Yes.
Not long ago, I was a depressed grad student, unlucky in love (still smarting after a few years even, from an engagement gone horribly wrong, and rebounding like a fool since then). I was working on a project which, due to my advisor’s rather cavalier misdirection, I had gotten thoroughly scooped on despite the insanely brutal amount of time and work I put into it. I was broke, and tired of that, and really a bit disenchanted with academia, which I had come to recognize was far from the pristine meritocracy I once thought it was. I also was facing the fat that I, though not entirely mediocre, was far from the highest echelon, and my chances of landing a good position in the Boston area that would last more than a few years at best (during which I would scrape by trying to pay skyrocketing Boston rents while earning under $35K a year) were not good enough to feel confident about it.
I talked to a friend, who invited me to come over to the dark side: Biotech. Ugh, I thought; repetative QC/QA assays you could train a monkey to do for the rest of my life, never to publish, never to speak, all my education (which I regretted bothering with more than a few times, since I figured it had cost me personally) an utter waste of time while I plod brainlessly through batch preps of restriction enzymes, or whatever those morons in industry do.
Boy was I wrong. I got a job at a great place that values basic research and discovery, working beside excellent scientists (some of them quite literally world-renowned in their field and many of them more than peers of my dreaded advisor), who are almost absurdly supportive of me and my career. I do interesting, original research, much of which has gotten published in high-impact journals with me as first or second author, and I have a lot of autonomy, plus the freedom to investigate some things just because they’re interesting (freedom I never expected, due to the denigrating comments of my erstwhile academic peers about industry science). I get to publish, travel, and present my work at good biomed meetings. I make a decent living for a change, and own my own place, despite the absolutely obscene housing market in Boston (which has made me house-poor, but happy not to be renting). I have weekends, real vacations, and was actually able to pay for a month-long trip to New Zealand with my own money. Oh, and I went to NZ on my honeymoon with a wonderful woman who is fun, lovely, smart, artistic, and nothing like any of the other women I ever was with, thank the luv gods.

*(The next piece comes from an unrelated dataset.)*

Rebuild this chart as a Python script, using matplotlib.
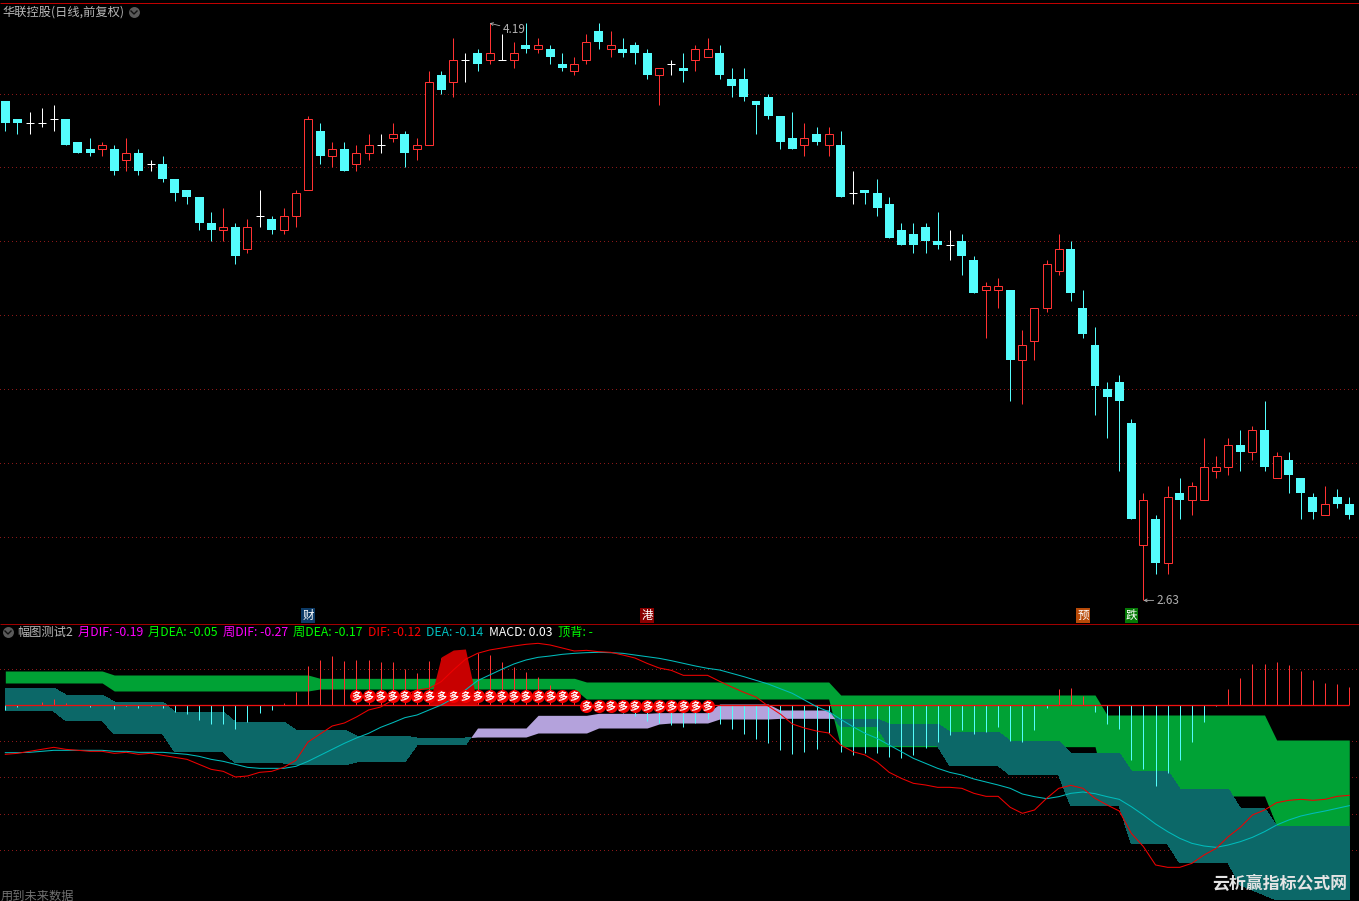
import numpy as np
import matplotlib
matplotlib.use('Agg')
import matplotlib.pyplot as plt

plt.rcParams['font.family'] = ['Noto Sans CJK SC', 'DejaVu Sans']

# daily prices
opens = [3.98,3.93,3.92,3.92,3.93,3.93,3.87,3.85,3.85,3.85,3.82,3.84,3.81,3.81,3.77,3.74,3.72,3.65,3.63,3.64,
         3.58,3.67,3.66,3.63,3.67,3.74,3.90,3.83,3.85,3.81,3.84,3.86,3.88,3.89,3.85,3.86,4.05,4.03,4.09,4.11,
         4.09,4.09,4.09,4.13,4.12,4.12,4.08,4.06,4.09,4.17,4.12,4.12,4.13,4.11,4.05,4.08,4.07,4.09,4.10,4.11,
         4.04,4.04,3.98,3.99,3.94,3.88,3.86,3.89,3.86,3.86,3.73,3.74,3.73,3.70,3.63,3.62,3.64,3.60,3.59,3.60,
         3.55,3.47,3.47,3.47,3.28,3.33,3.42,3.52,3.58,3.42,3.32,3.20,3.22,3.11,2.78,2.85,2.73,2.92,2.90,2.90,
         2.98,2.99,3.05,3.03,3.09,2.96,3.01,2.96,2.91,2.86,2.91,2.89]
closes = [3.92,3.92,3.92,3.92,3.93,3.86,3.84,3.84,3.86,3.79,3.84,3.79,3.81,3.77,3.73,3.72,3.65,3.63,3.64,3.56,
          3.64,3.67,3.63,3.67,3.73,3.93,3.83,3.85,3.79,3.84,3.86,3.86,3.89,3.84,3.86,4.03,4.01,4.09,4.09,4.08,
          4.11,4.09,4.11,4.12,4.13,4.10,4.07,4.08,4.14,4.14,4.13,4.11,4.11,4.05,4.07,4.08,4.06,4.12,4.12,4.05,
          4.02,3.99,3.97,3.94,3.87,3.85,3.88,3.87,3.89,3.72,3.73,3.73,3.69,3.61,3.59,3.59,3.60,3.59,3.59,3.56,
          3.46,3.48,3.48,3.28,3.32,3.42,3.54,3.58,3.46,3.35,3.21,3.18,3.17,2.85,2.90,2.73,2.91,2.90,2.94,2.99,
          2.99,3.05,3.03,3.09,2.99,3.02,2.97,2.92,2.87,2.89,2.89,2.86]
highs = [3.98,3.93,3.95,3.96,3.97,3.93,3.87,3.88,3.87,3.86,3.88,3.85,3.82,3.83,3.77,3.74,3.72,3.68,3.69,3.65,
         3.66,3.74,3.67,3.69,3.74,3.94,3.92,3.87,3.87,3.86,3.89,3.89,3.92,3.90,3.88,4.06,4.06,4.15,4.11,4.12,
         4.19,4.16,4.14,4.19,4.15,4.13,4.11,4.10,4.16,4.19,4.17,4.15,4.14,4.12,4.07,4.09,4.11,4.13,4.15,4.13,
         4.07,4.07,3.98,4.00,3.94,3.95,3.92,3.91,3.91,3.90,3.79,3.74,3.77,3.72,3.65,3.65,3.65,3.68,3.63,3.62,
         3.56,3.49,3.50,3.47,3.36,3.42,3.55,3.62,3.60,3.47,3.37,3.22,3.24,3.12,2.92,2.86,2.94,2.96,2.95,3.07,
         3.02,3.07,3.09,3.10,3.17,3.03,3.03,2.96,2.92,2.94,2.93,2.91]
lows = [3.90,3.89,3.89,3.91,3.90,3.86,3.84,3.83,3.83,3.78,3.79,3.78,3.79,3.76,3.71,3.70,3.63,3.60,3.60,3.54,
        3.57,3.64,3.62,3.62,3.64,3.74,3.81,3.80,3.79,3.79,3.82,3.84,3.87,3.80,3.82,3.86,4.00,3.99,4.03,4.06,
        4.08,4.09,4.07,4.11,4.11,4.08,4.06,4.05,4.08,4.12,4.10,4.10,4.08,4.04,3.97,4.05,4.03,4.06,4.10,4.04,
        3.99,3.98,3.89,3.93,3.85,3.85,3.83,3.86,3.83,3.72,3.70,3.70,3.67,3.61,3.59,3.57,3.57,3.58,3.55,3.51,
        3.46,3.34,3.42,3.17,3.16,3.28,3.41,3.51,3.44,3.34,3.13,3.07,2.98,2.85,2.63,2.70,2.70,2.85,2.86,2.90,
        2.96,2.97,2.98,3.01,2.98,2.96,2.92,2.85,2.85,2.86,2.88,2.85]
price_grid = [4.0, 3.8, 3.6, 3.4, 3.2, 3.0, 2.8]

# event tags under the candles: bar number, text, colour
tag_bars = [25, 53, 89, 93]
tag_text = ['财', '港', '预', '跌']
tag_colors = ['#0c3a66', '#8a0000', '#b84a08', '#067a06']

# lower panel in thousandths
macd = [-16,-7,0,8,17,4,0,-7,0,-13,-3,-10,-3,-10,-22,-28,-46,-58,-58,-73,-52,-25,-16,4,38,116,134,146,131,134,
        134,128,128,108,95,131,140,150,155,155,149,128,113,98,83,59,35,15,-10,-15,-20,-25,-35,-49,-56,-61,-67,-55,-43,-58,
        -73,-88,-103,-115,-136,-148,-142,-133,-85,-142,-151,-145,-145,-157,-160,-151,-130,-112,-91,-76,-88,-82,-67,-109,-112,-76,-10,47,50,26,
        -22,-58,-73,-166,-193,-244,-205,-166,-112,-52,-3,47,80,122,122,128,119,101,74,65,62,53]
dif = [-149,-146,-140,-134,-128,-134,-137,-140,-140,-146,-143,-149,-146,-152,-158,-164,-179,-194,-200,-217,-214,-203,-200,-188,-167,-112,-88,-64,-55,-37,
       -16,-7,14,29,44,49,69,104,136,154,164,170,176,181,184,179,170,161,163,159,157,149,140,124,110,103,88,88,88,70,
       53,37,23,-4,-28,-58,-70,-79,-85,-121,-141,-151,-172,-203,-221,-236,-241,-248,-248,-251,-266,-275,-275,-308,-326,-316,-281,-251,-242,-251,
       -281,-301,-319,-386,-426,-481,-488,-488,-476,-451,-431,-396,-368,-331,-316,-294,-287,-284,-287,-284,-275,-272]
dea = [-144,-144,-143,-140,-137,-137,-137,-137,-137,-140,-140,-143,-143,-143,-146,-149,-155,-164,-170,-179,-188,-191,-191,-191,-185,-170,-152,-134,-116,-100,
       -86,-68,-54,-39,-31,-16,-1,19,44,72,89,106,122,134,142,146,151,154,156,157,156,154,149,144,139,132,124,116,109,104,
       94,84,73,62,48,34,14,-6,-21,-44,-66,-86,-101,-121,-141,-161,-176,-191,-203,-211,-223,-232,-241,-251,-268,-276,-282,-276,-266,-262,
       -267,-276,-284,-306,-331,-358,-381,-401,-416,-424,-428,-421,-411,-398,-381,-361,-346,-334,-326,-319,-311,-303]
month_a = [101,101,101,101,101,101,101,101,101,89,89,89,89,89,89,89,89,89,89,89,89,89,89,89,89,89,
           79,79,79,79,79,79,79,79,79,79,79,79,79,79,79,79,79,79,79,79,79,79,
           68,68,68,68,68,68,68,68,68,68,68,68,68,68,68,68,68,68,68,68,68,
           29,29,29,29,29,29,29,29,29,29,29,29,29,29,29,29,29,29,29,29,29,29,
           -31,-31,-31,-31,-31,-31,-31,-31,-31,-31,-31,-31,-31,-31,
           -106,-106,-106,-106,-106,-106,-106]
month_b = [65,65,65,65,65,65,65,65,65,41,41,41,41,41,41,41,41,41,41,41,41,41,41,41,41,41,
           47,47,47,47,47,47,47,47,47,47,47,47,47,47,47,47,47,47,47,47,47,47,
           17,17,17,17,17,17,17,17,17,17,17,17,17,17,17,17,17,17,17,17,17,
           -126,-126,-126,-126,-126,-126,-126,-126,-126,-126,-126,-126,-126,-126,-126,-126,-126,-126,-126,-126,-126,-126,
           -274,-274,-274,-274,-274,-274,-274,-274,-274,-274,-274,-274,-274,-274,
           -364,-364,-364,-364,-364,-364,-364]
week_a = [50,50,50,50,50,29,29,29,29,8,8,8,8,8,-22,-22,-22,-22,-22,-52,-52,-52,-52,-52,-76,-76,-76,-76,-76,
          -94,-94,-94,-94,-94,-100,-100,-100,-100,-100,-97,-97,-97,-97,-97,-85,-85,-85,-85,-85,-70,-70,-70,-70,-70,
          -58,-55,-55,-55,-55,-43,-43,-43,-43,-43,-41,-41,-41,-41,-41,-43,-43,-43,-43,-58,-58,-58,-58,-58,
          -82,-82,-82,-82,-82,-109,-109,-109,-109,-109,-146,-146,-146,-146,-146,-199,-199,-199,-199,
          -253,-253,-253,-253,-253,-311,-311,-311,-364,-364,-364,-364,-364,-364,-364]
week_b = [-19,-19,-19,-19,-19,-48,-48,-48,-48,-88,-88,-88,-88,-88,-142,-142,-142,-142,-142,-175,-175,-175,-175,-175,-181,-181,-181,-181,-181,
          -172,-172,-172,-172,-172,-121,-121,-121,-121,-121,-70,-70,-70,-70,-70,-32,-32,-32,-32,-32,-26,-26,-26,-26,-26,
          -24,-24,-24,-24,-24,2,2,2,2,2,-16,-16,-16,-16,-16,-67,-67,-67,-67,-124,-124,-124,-124,-124,
          -183,-183,-183,-183,-183,-211,-211,-211,-211,-211,-304,-304,-304,-304,-304,-418,-418,-418,-418,
          -475,-475,-475,-475,-475,-541,-556,-571,-586,-586,-586,-586,-586,-586,-586]
hot_bars = [35, 36, 37, 38, 39]
hot_top = [0, 143, 164, 167, 0]
duo_bars = list(range(29, 59))
duo_vals = [27,27,27,27,27,27,27,27,27,27,27,27,27,27,27,27,27,27,27,
            -4,-4,-4,-4,-4,-4,-4,-4,-4,-4,-4]
panel_grid = [108, -110, -218, -329, -437]

BLACK = '#000000'
RED = '#ff3232'
CYAN = '#54fcfc'
GRID = '#8a1818'
LW = 0.72  # one screen pixel
W, H = 1359, 901
X_PER_BAR = 12.108
X0 = 5.3

fig = plt.figure(figsize=(W / 100, H / 100), dpi=100, facecolor=BLACK)
xlim = (-X0 / X_PER_BAR, (W - X0) / X_PER_BAR)

# candles
ax = fig.add_axes([0, (H - 623) / H, 1, 620 / H], facecolor=BLACK)
ax.set_xlim(xlim)
ax.set_ylim(2.5689, 4.2446)
ax.axis('off')
for p in price_grid:
    ax.axhline(p, color=GRID, lw=0.5, ls=(0, (1.4, 4.4)), zorder=1, antialiased=False)

for i in range(len(opens)):
    o, c, h, l = opens[i], closes[i], highs[i], lows[i]
    if c > o:
        ax.vlines(i, l, h, color=RED, lw=LW, zorder=2)
        ax.bar(i, c - o, 0.66, o, facecolor=BLACK, edgecolor=RED, lw=LW, zorder=3)
    elif c < o:
        ax.vlines(i, l, h, color=CYAN, lw=LW, zorder=2)
        ax.bar(i, o - c, 0.74, c, color=CYAN, lw=0, zorder=3, antialiased=False)
    else:
        ax.vlines(i, l, h, color='white', lw=LW, zorder=2)
        ax.hlines(o, i - 0.33, i + 0.33, color='white', lw=LW, zorder=3)

# high / low marks
ax.annotate('4.19', xy=(40, highs[40]), xytext=(13, -6), textcoords='offset pixels', color='#b0b0b0',
            fontsize=8.5, va='center', ha='left', zorder=5,
            arrowprops=dict(arrowstyle='->', color='#b0b0b0', lw=0.6, shrinkA=0, shrinkB=0, mutation_scale=5))
ax.annotate('2.63', xy=(94, lows[94]), xytext=(13, 0), textcoords='offset pixels', color='#b0b0b0',
            fontsize=8.5, va='center', ha='left', zorder=5,
            arrowprops=dict(arrowstyle='->', color='#b0b0b0', lw=0.6, shrinkA=0, shrinkB=0, mutation_scale=5))

for b, t, col in zip(tag_bars, tag_text, tag_colors):
    ax.text(b, 0.0115, t, color='white', fontsize=8.3, ha='center', va='center', zorder=6,
            transform=ax.get_xaxis_transform(),
            bbox=dict(boxstyle='square,pad=0.08', fc=col, ec='none'))

# indicator panel
ax2 = fig.add_axes([0, 0, 1, (H - 624) / H], facecolor=BLACK)
ax2.set_xlim(xlim)
ax2.set_ylim(-589, 242)
ax2.axis('off')
xs = np.arange(len(dif))
for g in panel_grid:
    ax2.axhline(g, color=GRID, lw=0.5, ls=(0, (1.4, 4.4)), zorder=1, antialiased=False)

m_a, m_b = np.array(month_a), np.array(month_b)
w_a, w_b = np.array(week_a), np.array(week_b)
ax2.fill_between(xs, m_a, m_b, color='#00a235', lw=0, zorder=2, antialiased=False)
ax2.fill_between(xs, w_a, w_b, where=w_a >= w_b, interpolate=True, color='#0c6868', lw=0, zorder=3, antialiased=False)
ax2.fill_between(xs, w_a, w_b, where=w_a <= w_b, interpolate=True, color='#b4a2dc', lw=0, zorder=3, antialiased=False)

for i, v in enumerate(macd):
    if v != 0:
        ax2.vlines(i, 0, v, color=RED if v > 0 else CYAN, lw=LW, zorder=4)
ax2.fill_between(hot_bars, hot_top, 0, color='#c80000', lw=0, zorder=5, antialiased=False)
ax2.hlines(0, 0, len(dif) - 1, color='#f01010', lw=LW * 1.3, zorder=6)
ax2.plot(xs, dea, color='#00bcbc', lw=0.75, zorder=7)
ax2.plot(xs, dif, color='#f00000', lw=0.75, zorder=7)

ax2.scatter(duo_bars, duo_vals, s=88, color='#f40000', lw=0, zorder=8)
for b, v in zip(duo_bars, duo_vals):
    ax2.text(b, v - 3, '多', color='white', fontsize=7.2, fontweight='bold', ha='center', va='center', zorder=9)

# window chrome and labels, in screen pixels
ui = fig.add_axes([0, 0, 1, 1], facecolor='none')
ui.set_xlim(0, W)
ui.set_ylim(H, 0)
ui.axis('off')
ui.hlines(2.5, 0, W, color='#c00000', lw=LW)
ui.hlines(623.5, 0, W, color='#a00000', lw=LW)

for cx, cy in [(134, 12), (8, 632)]:
    ui.scatter(cx, cy, s=62, color='#5a5a5a', lw=0)
    ui.plot([cx - 3, cx, cx + 3], [cy - 1, cy + 2, cy - 1], color='#101010', lw=1.0)

ui.text(2, 12, '华联控股(日线,前复权)', color='#b8b8b8', fontsize=8.8, va='center')
legend = [(17, '幅图测试2', '#b8b8b8'), (78, '月DIF: -0.19', '#ff00ff'), (148, '月DEA: -0.05', '#00ff00'),
          (223, '周DIF: -0.27', '#ff00ff'), (293, '周DEA: -0.17', '#00ff00'), (368, 'DIF: -0.12', '#ff0000'),
          (426, 'DEA: -0.14', '#00c0c0'), (489, 'MACD: 0.03', '#ffffff'), (558, '顶背: -', '#00ff00')]
for x, t, col in legend:
    ui.text(x, 632, t, color=col, fontsize=8.8, va='center')
ui.text(1, 896, '用到未来数据', color='#707070', fontsize=8.8, va='center')
ui.text(1212, 884, '云析赢指标公式网', color='#e4e4e4', fontsize=12.2, fontweight='bold', va='center')

fig.savefig('out.png', dpi=100, facecolor=BLACK)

If you asked me six or seven years ago if I would be OK, I’m not sure how I would answer. I’d probably say “I honestly don’t know; I’m afraid maybe not.” One good thing about having your life suck for a while: You really appreciate when it doesn’t. Mine doesn’t, and, if I’m fortunate, I don’t think it will change dramatically in the future, so long as I keep working hard and playing fair. Well, one change, maybe: My wife and I want a kid or two, so we’ll see how that goes. All in all, things are quite OK, and only getting OK’er. I hope to be able to continue saying that as long as I have breath to do so. We’ll see.